Aardman Animations, the UK company behind Wallace & Gromit, may be forced to make its next TV cartoon series in either Ireland or Germany. Miles Bullough, head of broadcast of Bristol-based Aardman, tells me he may have no option but to produce Ploo, Aardman’s latest $3 million-$5 million pre-school animation series, outside of Britain. This is because unlike Canada, France and other countries, there are no UK tax breaks for animated TV. It hopes Chancellor George Osborne, the politician in charge of UK finances, will announce a tax break later this month. Aardman is lobbying for the UK film tax credit — worth 15%-20% of the cost of production — to be extended to children’s animation. The company must decide whether to make Ploo overseas by the end of March. For a company as British as Wensleydale cheese and afternoon tea, it is a decision Bullough hates having to make. “For us to consider moving overseas is wrong, but unless we get a level playing field we will have to consider going,” he said. “Prime Minister David Cameron and arts minister Ed Vaizey both came to visit and gave us a sympathetic hearing, but you never know with politicians.”

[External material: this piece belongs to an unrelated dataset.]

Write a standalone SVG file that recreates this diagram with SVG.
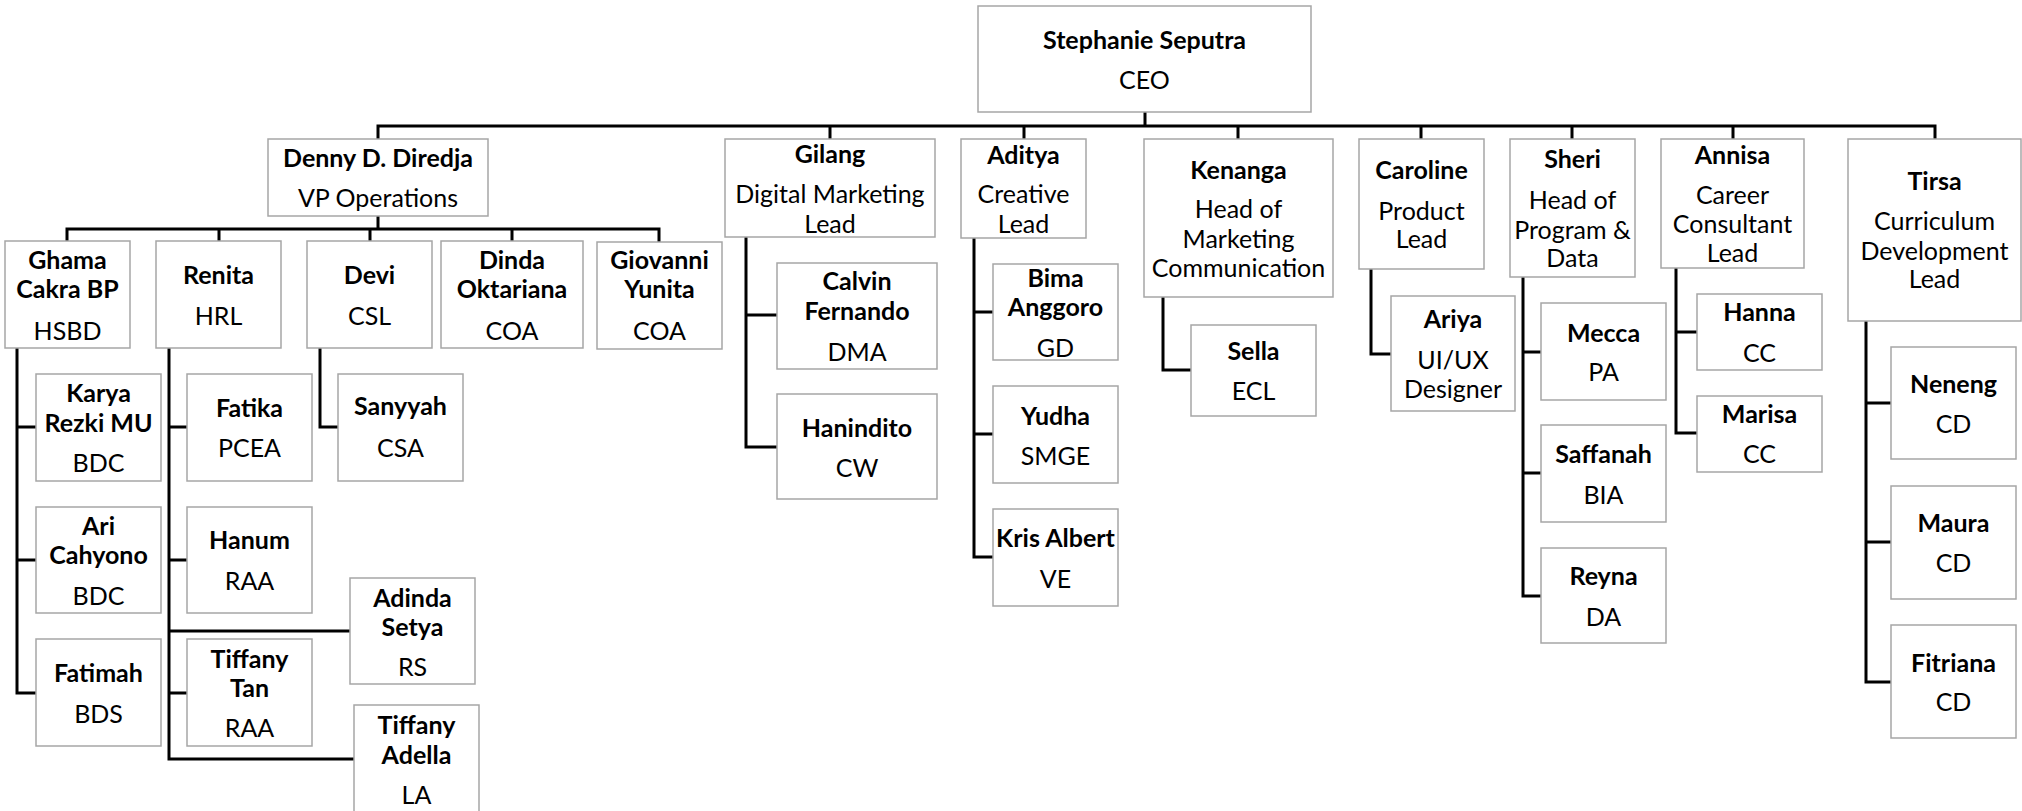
<svg xmlns="http://www.w3.org/2000/svg" width="2022" height="811" viewBox="0 0 2022 811">
<style>
  .box { fill: #ffffff; stroke: #a6a6a6; stroke-width: 1.5; }
  .n { font-family: Lato, "Liberation Sans", sans-serif; font-weight: bold; font-size: 25px; fill: #000; text-anchor: middle; dominant-baseline: central; }
  .t { font-family: Lato, "Liberation Sans", sans-serif; font-size: 25px; fill: #000; text-anchor: middle; dominant-baseline: central; }
  .c { fill: none; stroke: #000; stroke-width: 3; stroke-linecap: square; }
</style>
<rect width="2022" height="811" fill="#ffffff"/>
<g id="connectors">
  <path class="c" d="M1145 112 V126 M378 126 H1935 M378 126 V139 M830 126 V139 M1024 126 V139 M1238 126 V139 M1421 126 V139 M1572 126 V139 M1733 126 V139 M1935 126 V139"/>
  <path class="c" d="M378 216 V229 M67 229 H659 M67 229 V241 M219 229 V241 M370 229 V241 M512 229 V241 M659 229 V241"/>
  <path class="c" d="M17 348 V693 M17 427 H36 M17 560 H36 M17 693 H36"/>
  <path class="c" d="M169 348 V759 M169 427 H187 M169 560 H187 M169 631 H350 M169 693 H187 M169 759 H354"/>
  <path class="c" d="M320 348 V427 H338"/>
  <path class="c" d="M746 237 V447 M746 315 H777 M746 447 H777"/>
  <path class="c" d="M974 238 V557 M974 312 H993 M974 434 H993 M974 557 H993"/>
  <path class="c" d="M1163 297 V370 H1191"/>
  <path class="c" d="M1371 269 V354 H1391"/>
  <path class="c" d="M1523 277 V596 M1523 352 H1541 M1523 473 H1541 M1523 596 H1541"/>
  <path class="c" d="M1676 268 V433 M1676 332 H1697 M1676 433 H1697"/>
  <path class="c" d="M1866 321 V682 M1866 403 H1891 M1866 542 H1891 M1866 682 H1891"/>
</g>
<g id="ceo"><rect class="box" x="978" y="6" width="333" height="106"/><text class="n" x="1144.5" y="39">Stephanie Seputra</text><text class="t" x="1144.5" y="79">CEO</text></g>
<g id="denny"><rect class="box" x="268" y="139" width="220" height="77"/><text class="n" x="378" y="157">Denny D. Diredja</text><text class="t" x="378" y="197">VP Operations</text></g>
<g id="gilang"><rect class="box" x="725" y="139" width="210" height="98"/><text class="n" x="830" y="153">Gilang</text><text class="t" x="830" y="193">Digital Marketing</text><text class="t" x="830" y="223">Lead</text></g>
<g id="aditya"><rect class="box" x="961" y="139" width="125" height="99"/><text class="n" x="1023.5" y="154">Aditya</text><text class="t" x="1023.5" y="193">Creative</text><text class="t" x="1023.5" y="223">Lead</text></g>
<g id="kenanga"><rect class="box" x="1144" y="139" width="189" height="158"/><text class="n" x="1238.5" y="169">Kenanga</text><text class="t" x="1238.5" y="208">Head of</text><text class="t" x="1238.5" y="238">Marketing</text><text class="t" x="1238.5" y="267">Communication</text></g>
<g id="caroline"><rect class="box" x="1359" y="139" width="125" height="130"/><text class="n" x="1421.5" y="169">Caroline</text><text class="t" x="1421.5" y="210">Product</text><text class="t" x="1421.5" y="238">Lead</text></g>
<g id="sheri"><rect class="box" x="1510" y="139" width="125" height="138"/><text class="n" x="1572.5" y="158">Sheri</text><text class="t" x="1572.5" y="199">Head of</text><text class="t" x="1572.5" y="229">Program &amp;</text><text class="t" x="1572.5" y="257">Data</text></g>
<g id="annisa"><rect class="box" x="1661" y="139" width="143" height="129"/><text class="n" x="1732.5" y="154">Annisa</text><text class="t" x="1732.5" y="194">Career</text><text class="t" x="1732.5" y="223">Consultant</text><text class="t" x="1732.5" y="252">Lead</text></g>
<g id="tirsa"><rect class="box" x="1848" y="139" width="173" height="182"/><text class="n" x="1934.5" y="180">Tirsa</text><text class="t" x="1934.5" y="220">Curriculum</text><text class="t" x="1934.5" y="250">Development</text><text class="t" x="1934.5" y="278">Lead</text></g>
<g id="ghama"><rect class="box" x="5" y="241" width="125" height="107"/><text class="n" x="67.5" y="259">Ghama</text><text class="n" x="67.5" y="288">Cakra BP</text><text class="t" x="67.5" y="330">HSBD</text></g>
<g id="renita"><rect class="box" x="156" y="241" width="125" height="107"/><text class="n" x="218.5" y="274">Renita</text><text class="t" x="218.5" y="315">HRL</text></g>
<g id="devi"><rect class="box" x="307" y="241" width="125" height="107"/><text class="n" x="369.5" y="274">Devi</text><text class="t" x="369.5" y="315">CSL</text></g>
<g id="dinda"><rect class="box" x="441" y="241" width="142" height="107"/><text class="n" x="512" y="259">Dinda</text><text class="n" x="512" y="288">Oktariana</text><text class="t" x="512" y="330">COA</text></g>
<g id="giovanni"><rect class="box" x="597" y="242" width="125" height="107"/><text class="n" x="659.5" y="259">Giovanni</text><text class="n" x="659.5" y="288">Yunita</text><text class="t" x="659.5" y="330">COA</text></g>
<g id="karya"><rect class="box" x="36" y="374" width="125" height="107"/><text class="n" x="98.5" y="392">Karya</text><text class="n" x="98.5" y="422">Rezki MU</text><text class="t" x="98.5" y="462">BDC</text></g>
<g id="ari"><rect class="box" x="36" y="507" width="125" height="106"/><text class="n" x="98.5" y="525">Ari</text><text class="n" x="98.5" y="554">Cahyono</text><text class="t" x="98.5" y="595">BDC</text></g>
<g id="fatimah"><rect class="box" x="36" y="639" width="125" height="107"/><text class="n" x="98.5" y="672">Fatimah</text><text class="t" x="98.5" y="713">BDS</text></g>
<g id="fatika"><rect class="box" x="187" y="374" width="125" height="107"/><text class="n" x="249.5" y="407">Fatika</text><text class="t" x="249.5" y="447">PCEA</text></g>
<g id="hanum"><rect class="box" x="187" y="507" width="125" height="106"/><text class="n" x="249.5" y="539">Hanum</text><text class="t" x="249.5" y="580">RAA</text></g>
<g id="adinda"><rect class="box" x="350" y="578" width="125" height="106"/><text class="n" x="412.5" y="597">Adinda</text><text class="n" x="412.5" y="626">Setya</text><text class="t" x="412.5" y="666">RS</text></g>
<g id="tiffany-tan"><rect class="box" x="187" y="639" width="125" height="107"/><text class="n" x="249.5" y="658">Tiffany</text><text class="n" x="249.5" y="687">Tan</text><text class="t" x="249.5" y="727">RAA</text></g>
<g id="tiffany-adella"><rect class="box" x="354" y="705" width="125" height="110"/><text class="n" x="416.5" y="724">Tiffany</text><text class="n" x="416.5" y="754">Adella</text><text class="t" x="416.5" y="794">LA</text></g>
<g id="sanyyah"><rect class="box" x="338" y="374" width="125" height="107"/><text class="n" x="400.5" y="405">Sanyyah</text><text class="t" x="400.5" y="447">CSA</text></g>
<g id="calvin"><rect class="box" x="777" y="263" width="160" height="106"/><text class="n" x="857" y="280">Calvin</text><text class="n" x="857" y="310">Fernando</text><text class="t" x="857" y="351">DMA</text></g>
<g id="hanindito"><rect class="box" x="777" y="394" width="160" height="105"/><text class="n" x="857" y="427">Hanindito</text><text class="t" x="857" y="467">CW</text></g>
<g id="bima"><rect class="box" x="993" y="264" width="125" height="96"/><text class="n" x="1055.5" y="277">Bima</text><text class="n" x="1055.5" y="306">Anggoro</text><text class="t" x="1055.5" y="347">GD</text></g>
<g id="yudha"><rect class="box" x="993" y="386" width="125" height="97"/><text class="n" x="1055.5" y="415">Yudha</text><text class="t" x="1055.5" y="455">SMGE</text></g>
<g id="kris"><rect class="box" x="993" y="509" width="125" height="97"/><text class="n" x="1055.5" y="537">Kris Albert</text><text class="t" x="1055.5" y="578">VE</text></g>
<g id="sella"><rect class="box" x="1191" y="325" width="125" height="91"/><text class="n" x="1253.5" y="350">Sella</text><text class="t" x="1253.5" y="390">ECL</text></g>
<g id="ariya"><rect class="box" x="1391" y="296" width="124" height="115"/><text class="n" x="1453" y="318">Ariya</text><text class="t" x="1453" y="359">UI/UX</text><text class="t" x="1453" y="388">Designer</text></g>
<g id="mecca"><rect class="box" x="1541" y="303" width="125" height="97"/><text class="n" x="1603.5" y="332">Mecca</text><text class="t" x="1603.5" y="371">PA</text></g>
<g id="saffanah"><rect class="box" x="1541" y="425" width="125" height="97"/><text class="n" x="1603.5" y="453">Saffanah</text><text class="t" x="1603.5" y="494">BIA</text></g>
<g id="reyna"><rect class="box" x="1541" y="548" width="125" height="95"/><text class="n" x="1603.5" y="575">Reyna</text><text class="t" x="1603.5" y="616">DA</text></g>
<g id="hanna"><rect class="box" x="1697" y="294" width="125" height="76"/><text class="n" x="1759.5" y="311">Hanna</text><text class="t" x="1759.5" y="352">CC</text></g>
<g id="marisa"><rect class="box" x="1697" y="396" width="125" height="76"/><text class="n" x="1759.5" y="413">Marisa</text><text class="t" x="1759.5" y="453">CC</text></g>
<g id="neneng"><rect class="box" x="1891" y="347" width="125" height="112"/><text class="n" x="1953.5" y="383">Neneng</text><text class="t" x="1953.5" y="423">CD</text></g>
<g id="maura"><rect class="box" x="1891" y="486" width="125" height="113"/><text class="n" x="1953.5" y="522">Maura</text><text class="t" x="1953.5" y="562">CD</text></g>
<g id="fitriana"><rect class="box" x="1891" y="625" width="125" height="113"/><text class="n" x="1953.5" y="662">Fitriana</text><text class="t" x="1953.5" y="701">CD</text></g>
</svg>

Animation UK, the lobbyist organizing the campaign, estimates that extending the film tax credit to kids animation would cost $29 million a year. Aardman says it could cut around 25% off its production costs if it does move to Ireland, while Germany is offering between 15%-20%. The BBC has commissioned an initial 52 five-minute episodes of Ploo, based on books by children’s author Mick Inkpen. Other TV shows produced by Aardman include Chop Socky Chooks for Cartoon Network and Shaun The Sheep, which is now seen in more than 180 countries.

Aardman’s feature film division — which on average employs 250 people per film — will be staying put, though. Sony Pictures Animation will release Arthur Christmas, the first pic to see the light under a three-year deal with Aardman, on November 23.